((
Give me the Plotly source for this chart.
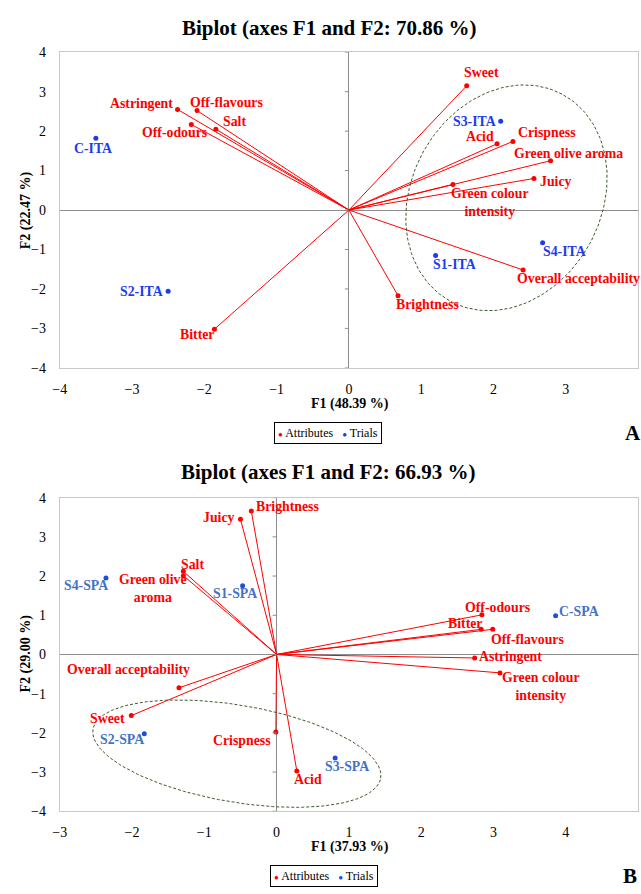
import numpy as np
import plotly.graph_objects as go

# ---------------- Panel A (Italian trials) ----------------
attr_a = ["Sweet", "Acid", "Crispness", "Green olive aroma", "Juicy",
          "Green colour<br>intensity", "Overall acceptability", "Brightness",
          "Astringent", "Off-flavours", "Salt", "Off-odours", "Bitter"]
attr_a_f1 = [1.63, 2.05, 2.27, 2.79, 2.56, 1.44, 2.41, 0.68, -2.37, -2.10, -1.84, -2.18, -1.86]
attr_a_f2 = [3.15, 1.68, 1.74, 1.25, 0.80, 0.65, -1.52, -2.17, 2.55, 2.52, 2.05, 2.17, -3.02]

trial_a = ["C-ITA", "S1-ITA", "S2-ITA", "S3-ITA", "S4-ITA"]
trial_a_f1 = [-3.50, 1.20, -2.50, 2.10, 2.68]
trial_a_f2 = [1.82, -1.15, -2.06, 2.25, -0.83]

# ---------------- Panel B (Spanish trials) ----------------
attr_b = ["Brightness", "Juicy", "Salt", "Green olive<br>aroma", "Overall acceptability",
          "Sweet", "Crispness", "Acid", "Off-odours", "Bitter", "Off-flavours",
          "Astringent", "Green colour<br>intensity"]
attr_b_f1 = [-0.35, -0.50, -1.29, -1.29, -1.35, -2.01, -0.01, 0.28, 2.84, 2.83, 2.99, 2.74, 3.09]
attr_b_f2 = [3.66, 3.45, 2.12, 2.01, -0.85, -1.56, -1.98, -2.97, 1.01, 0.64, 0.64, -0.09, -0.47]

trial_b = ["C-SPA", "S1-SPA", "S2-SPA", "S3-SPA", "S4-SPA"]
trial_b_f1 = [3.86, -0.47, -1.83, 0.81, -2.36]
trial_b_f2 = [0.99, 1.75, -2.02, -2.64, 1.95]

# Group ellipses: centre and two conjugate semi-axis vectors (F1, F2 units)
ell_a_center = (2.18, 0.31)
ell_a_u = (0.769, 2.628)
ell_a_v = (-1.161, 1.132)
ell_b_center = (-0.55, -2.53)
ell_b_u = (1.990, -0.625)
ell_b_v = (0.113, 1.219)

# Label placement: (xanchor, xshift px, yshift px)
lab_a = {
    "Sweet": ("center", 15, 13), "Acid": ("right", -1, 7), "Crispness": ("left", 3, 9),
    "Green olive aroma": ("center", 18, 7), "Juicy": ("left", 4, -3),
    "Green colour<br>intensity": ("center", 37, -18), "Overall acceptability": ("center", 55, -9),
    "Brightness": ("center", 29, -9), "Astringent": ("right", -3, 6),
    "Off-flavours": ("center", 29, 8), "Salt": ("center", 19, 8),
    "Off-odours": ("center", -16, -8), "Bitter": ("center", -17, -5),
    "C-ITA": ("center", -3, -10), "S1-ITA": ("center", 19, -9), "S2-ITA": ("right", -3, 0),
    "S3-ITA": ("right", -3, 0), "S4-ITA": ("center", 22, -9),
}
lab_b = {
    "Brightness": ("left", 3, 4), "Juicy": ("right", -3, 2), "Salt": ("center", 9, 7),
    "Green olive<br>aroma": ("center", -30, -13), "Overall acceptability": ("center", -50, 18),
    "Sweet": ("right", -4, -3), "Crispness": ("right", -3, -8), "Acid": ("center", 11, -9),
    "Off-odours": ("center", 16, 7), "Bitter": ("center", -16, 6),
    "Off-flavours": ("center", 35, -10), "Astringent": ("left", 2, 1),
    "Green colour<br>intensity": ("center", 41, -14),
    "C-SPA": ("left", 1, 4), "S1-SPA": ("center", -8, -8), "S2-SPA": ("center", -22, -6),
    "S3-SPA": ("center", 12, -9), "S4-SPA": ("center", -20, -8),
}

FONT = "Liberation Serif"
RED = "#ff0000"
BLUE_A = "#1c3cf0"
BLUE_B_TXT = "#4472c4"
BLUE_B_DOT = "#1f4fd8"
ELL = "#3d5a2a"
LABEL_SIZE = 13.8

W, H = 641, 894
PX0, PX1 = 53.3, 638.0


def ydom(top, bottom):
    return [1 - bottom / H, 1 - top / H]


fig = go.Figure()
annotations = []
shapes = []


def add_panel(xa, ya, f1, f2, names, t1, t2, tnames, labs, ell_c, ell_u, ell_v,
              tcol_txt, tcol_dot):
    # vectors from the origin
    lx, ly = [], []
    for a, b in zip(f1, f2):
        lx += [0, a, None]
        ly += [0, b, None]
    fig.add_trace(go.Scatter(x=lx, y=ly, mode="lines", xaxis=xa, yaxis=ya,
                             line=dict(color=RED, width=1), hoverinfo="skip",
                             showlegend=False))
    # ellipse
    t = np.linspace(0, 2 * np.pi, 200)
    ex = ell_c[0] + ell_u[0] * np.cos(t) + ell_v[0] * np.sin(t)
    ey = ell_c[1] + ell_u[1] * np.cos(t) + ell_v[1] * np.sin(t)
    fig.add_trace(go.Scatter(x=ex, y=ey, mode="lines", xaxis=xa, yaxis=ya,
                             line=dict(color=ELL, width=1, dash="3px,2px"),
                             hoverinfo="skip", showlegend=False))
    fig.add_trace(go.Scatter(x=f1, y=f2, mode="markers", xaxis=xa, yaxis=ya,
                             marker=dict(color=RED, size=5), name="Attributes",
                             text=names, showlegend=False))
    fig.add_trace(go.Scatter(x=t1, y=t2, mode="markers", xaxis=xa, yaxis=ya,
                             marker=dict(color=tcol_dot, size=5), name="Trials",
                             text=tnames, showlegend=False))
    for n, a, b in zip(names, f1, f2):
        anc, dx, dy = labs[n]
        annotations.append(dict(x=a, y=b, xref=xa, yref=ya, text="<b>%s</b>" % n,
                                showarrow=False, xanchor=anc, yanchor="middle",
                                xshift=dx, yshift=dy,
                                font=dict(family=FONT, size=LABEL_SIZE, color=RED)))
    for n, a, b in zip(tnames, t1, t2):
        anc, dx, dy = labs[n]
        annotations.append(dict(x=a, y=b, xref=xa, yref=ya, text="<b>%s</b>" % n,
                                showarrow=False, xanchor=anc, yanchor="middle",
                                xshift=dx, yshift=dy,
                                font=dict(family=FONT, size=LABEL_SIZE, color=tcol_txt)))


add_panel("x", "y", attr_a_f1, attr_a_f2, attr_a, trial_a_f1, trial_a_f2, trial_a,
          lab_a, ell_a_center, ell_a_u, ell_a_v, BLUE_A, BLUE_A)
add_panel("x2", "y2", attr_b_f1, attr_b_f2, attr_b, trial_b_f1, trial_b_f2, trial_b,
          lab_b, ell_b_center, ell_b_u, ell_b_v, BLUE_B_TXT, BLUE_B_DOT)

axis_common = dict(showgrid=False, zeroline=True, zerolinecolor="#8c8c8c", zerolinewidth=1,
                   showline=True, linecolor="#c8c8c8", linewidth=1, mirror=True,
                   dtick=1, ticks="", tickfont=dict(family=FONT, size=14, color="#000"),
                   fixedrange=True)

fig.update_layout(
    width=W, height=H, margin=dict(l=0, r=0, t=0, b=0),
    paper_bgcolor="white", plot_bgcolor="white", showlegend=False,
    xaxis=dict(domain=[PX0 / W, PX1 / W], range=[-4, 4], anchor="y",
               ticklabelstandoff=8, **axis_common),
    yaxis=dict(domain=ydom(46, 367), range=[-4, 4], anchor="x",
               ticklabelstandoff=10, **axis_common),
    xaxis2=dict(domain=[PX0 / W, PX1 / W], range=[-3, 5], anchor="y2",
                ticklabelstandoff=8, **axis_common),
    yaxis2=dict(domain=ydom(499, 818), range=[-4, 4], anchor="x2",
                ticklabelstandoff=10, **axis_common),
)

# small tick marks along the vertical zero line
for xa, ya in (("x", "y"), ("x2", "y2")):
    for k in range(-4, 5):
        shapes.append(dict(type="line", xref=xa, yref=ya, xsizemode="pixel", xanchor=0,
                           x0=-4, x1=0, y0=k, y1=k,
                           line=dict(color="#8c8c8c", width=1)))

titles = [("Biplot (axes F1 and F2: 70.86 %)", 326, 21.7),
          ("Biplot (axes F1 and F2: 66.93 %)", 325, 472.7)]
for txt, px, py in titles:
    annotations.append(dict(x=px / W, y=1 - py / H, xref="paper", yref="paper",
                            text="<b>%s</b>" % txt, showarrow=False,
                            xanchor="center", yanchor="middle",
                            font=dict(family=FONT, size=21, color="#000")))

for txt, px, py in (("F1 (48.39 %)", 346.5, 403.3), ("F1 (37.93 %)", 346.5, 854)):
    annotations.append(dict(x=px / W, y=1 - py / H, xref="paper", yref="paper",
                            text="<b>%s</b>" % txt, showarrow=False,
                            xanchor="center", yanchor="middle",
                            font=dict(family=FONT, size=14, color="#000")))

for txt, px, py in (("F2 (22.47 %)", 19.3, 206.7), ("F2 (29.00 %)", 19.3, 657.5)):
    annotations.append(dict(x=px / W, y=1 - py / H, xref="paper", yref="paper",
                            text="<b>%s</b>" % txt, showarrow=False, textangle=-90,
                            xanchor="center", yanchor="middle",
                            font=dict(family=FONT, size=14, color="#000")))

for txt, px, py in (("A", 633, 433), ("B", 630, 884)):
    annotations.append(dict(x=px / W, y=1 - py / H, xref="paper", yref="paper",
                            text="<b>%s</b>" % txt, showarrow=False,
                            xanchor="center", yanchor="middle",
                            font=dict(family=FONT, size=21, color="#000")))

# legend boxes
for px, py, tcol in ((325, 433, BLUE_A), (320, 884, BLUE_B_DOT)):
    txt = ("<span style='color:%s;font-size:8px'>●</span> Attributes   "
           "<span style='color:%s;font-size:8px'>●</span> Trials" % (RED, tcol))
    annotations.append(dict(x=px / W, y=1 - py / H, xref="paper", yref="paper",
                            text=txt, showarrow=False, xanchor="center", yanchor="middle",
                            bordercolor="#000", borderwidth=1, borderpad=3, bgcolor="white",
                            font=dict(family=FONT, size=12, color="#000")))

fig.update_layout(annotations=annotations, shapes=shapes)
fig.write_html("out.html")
))
▶ THE PROBLEM: Leave out the pictures, then repeat the listing above exactly from its first line to the line with "import plotly.graph_objects as go", inclusive.

▶ TASK OUTPUT:
Give me the Plotly source for this chart.
import numpy as np
import plotly.graph_objects as go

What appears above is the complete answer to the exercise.